Аполлон Григорьев считал себя «последним романтиком», Дон-Кихотом, он подписывался под своими статьями: «Один из ненужных людей». Знакомым незадолго до смерти говорил, что дух времени слишком враждебен к людям такого рода, как он. Как человек, глубоко образованный исторически, Аполлон Григорьев знал ужас бесцельности переходных эпох, изживших себя идеалов, так гениально почувствованный Пушкиным в «Египетских ночах». Но современная Аполлону Григорьеву эпоха не была эпохой Клеопатры, когда изживал себя старый, языческий мир, не знавший в самом себе никакой исторической, духовной перспективы, задыхающийся от пустоты существования накануне своего падения. Современная Григорьеву эпоха имела за собою тысячелетнюю историю идеала русского народа, вовсе не изжившего себя, а вступившего в новые исторические условия, еще невиданные, но вовсе не бесперспективные. Народ — это история, а не отдельные эпохи, и в русле истории шло творение Островским своего мира, связанного с капитальными ценностями народной жизни. Может быть, литература XIX века слишком много «анализировала», в ущерб объективному самосознанию, но эта пушкинская объективность продолжала жить какими-то сторонами в творчестве всех великих русских писателей и наиболее, пожалуй, полно в творчестве Островского.

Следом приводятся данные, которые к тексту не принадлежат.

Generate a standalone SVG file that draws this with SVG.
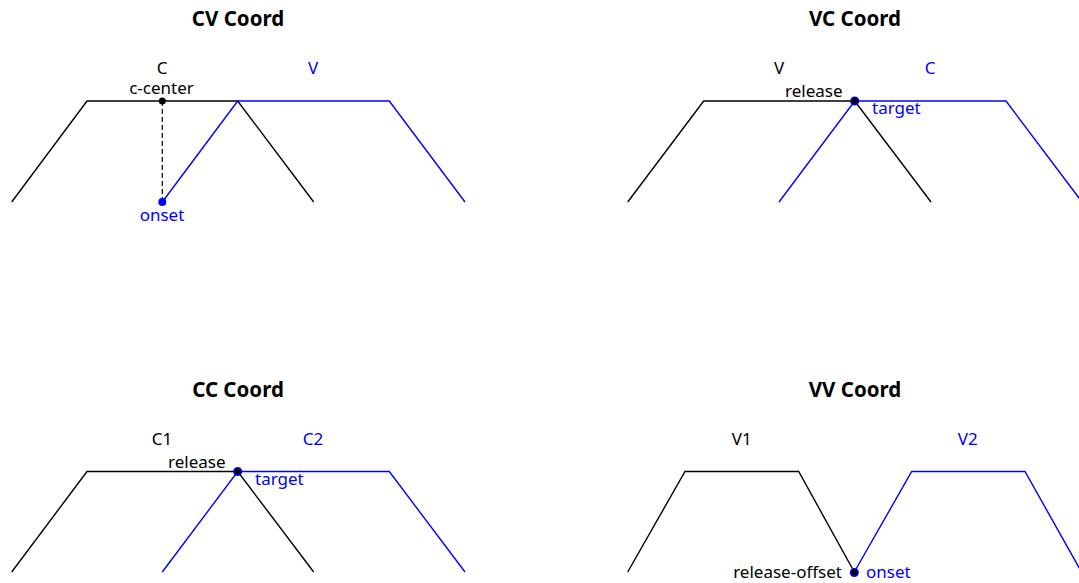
<svg xmlns="http://www.w3.org/2000/svg" width="1079" height="583" viewBox="0 0 1079 583">
<style>
.title{font-family:"Noto Sans","Open Sans",sans-serif;font-weight:bold;font-size:20.5px;fill:#000;text-anchor:middle}
.lbl{font-family:"Noto Sans","Open Sans",sans-serif;font-size:17px}
.k{fill:#000}
.b{fill:#0000ff}
.m{text-anchor:middle}
.e{text-anchor:end}
.gk{fill:none;stroke:#000;stroke-width:1.4}
.gb{fill:none;stroke:#0000ff;stroke-width:1.4}
.dot{fill:#000;stroke:#0000ff;stroke-width:1.5}
</style>
<rect width="1079" height="583" fill="#fff"/>

<g id="cv-coord">
  <text class="title" x="238" y="26">CV Coord</text>
  <g id="cv-connectors">
    <polyline class="gk" points="11.7,202 87,101 237.7,101 313.7,202"/>
    <polyline class="gb" points="162.3,202 237.7,101 389.3,101 465,202"/>
    <line x1="162.3" y1="101" x2="162.3" y2="202" stroke="#000" stroke-width="1.2" stroke-dasharray="5,3"/>
  </g>
  <g id="cv-c"><text class="lbl k m" x="162" y="74">C</text></g>
  <g id="cv-v"><text class="lbl b m" x="313" y="74">V</text></g>
  <g id="cv-center"><circle cx="162.3" cy="101" r="3.5" fill="#000"/><text class="lbl k m" x="161.5" y="93.5">c-center</text></g>
  <g id="cv-onset"><circle cx="162.3" cy="202" r="4" fill="#0000ff"/><text class="lbl b m" x="162" y="221">onset</text></g>
</g>

<g id="vc-coord">
  <text class="title" x="855" y="26">VC Coord</text>
  <g id="vc-connectors">
    <polyline class="gk" points="627.7,202 703.7,101 854.7,101 931,202"/>
    <polyline class="gb" points="779,202 854.7,101 1006,101 1082,202"/>
  </g>
  <g id="vc-v"><text class="lbl k m" x="779" y="74">V</text></g>
  <g id="vc-c"><text class="lbl b m" x="930" y="74">C</text></g>
  <g id="vc-point"><circle class="dot" cx="854.7" cy="101" r="3.8"/>
    <text class="lbl k e" x="842.5" y="97">release</text>
    <text class="lbl b" x="872" y="114">target</text></g>
</g>

<g id="cc-coord">
  <text class="title" x="238" y="397">CC Coord</text>
  <g id="cc-connectors">
    <polyline class="gk" points="11.7,572 87,471.5 237.7,471.5 313.7,572"/>
    <polyline class="gb" points="162.3,572 237.7,471.5 389.3,471.5 465,572"/>
  </g>
  <g id="cc-c1"><text class="lbl k m" x="162" y="444.5">C1</text></g>
  <g id="cc-c2"><text class="lbl b m" x="313" y="444.5">C2</text></g>
  <g id="cc-point"><circle class="dot" cx="237.7" cy="471.5" r="3.8"/>
    <text class="lbl k e" x="225.5" y="467.5">release</text>
    <text class="lbl b" x="255" y="485">target</text></g>
</g>

<g id="vv-coord">
  <text class="title" x="855" y="397">VV Coord</text>
  <g id="vv-connectors">
    <polyline class="gk" points="627.7,572 685,471.5 798.7,471.5 854.3,572"/>
    <polyline class="gb" points="854.3,572 911.7,471.5 1025,471.5 1081.5,572"/>
  </g>
  <g id="vv-v1"><text class="lbl k m" x="741.7" y="444.5">V1</text></g>
  <g id="vv-v2"><text class="lbl b m" x="967.7" y="444.5">V2</text></g>
  <g id="vv-point"><circle class="dot" cx="854.3" cy="572.5" r="3.8"/>
    <text class="lbl k e" x="842" y="578">release-offset</text>
    <text class="lbl b" x="866" y="578">onset</text></g>
</g>
</svg>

В Островском, в его пьесах Аполлон Григорьев и видел, чувствовал как бы потенциал русского человека, русского народа — силу положительную, глубоко «почвенную». Однажды только в письме к Н. Н. Страхову, в октябре 1861 года, Григорьев пожаловался на односторонность (хотя «могучую») Островского в сравнении с Пушкиным, на недостаток у него «африканской крови», «тревожного духа». Но ведь это Пушкин, единственный Пушкин, «начало всех начал», недостижимая для всех других великих полнота бытия и творчества, и разве может быть такое сравнение обидно для Островского? — так мог думать Аполлон Григорьев. А у него самого при всем его тяготении к положительности, почвенности было больше именно «тревожного духа», мучительного сознания своей ненужности в эпоху, переходность которой он глубоко интуитивно чувствовал как поэт.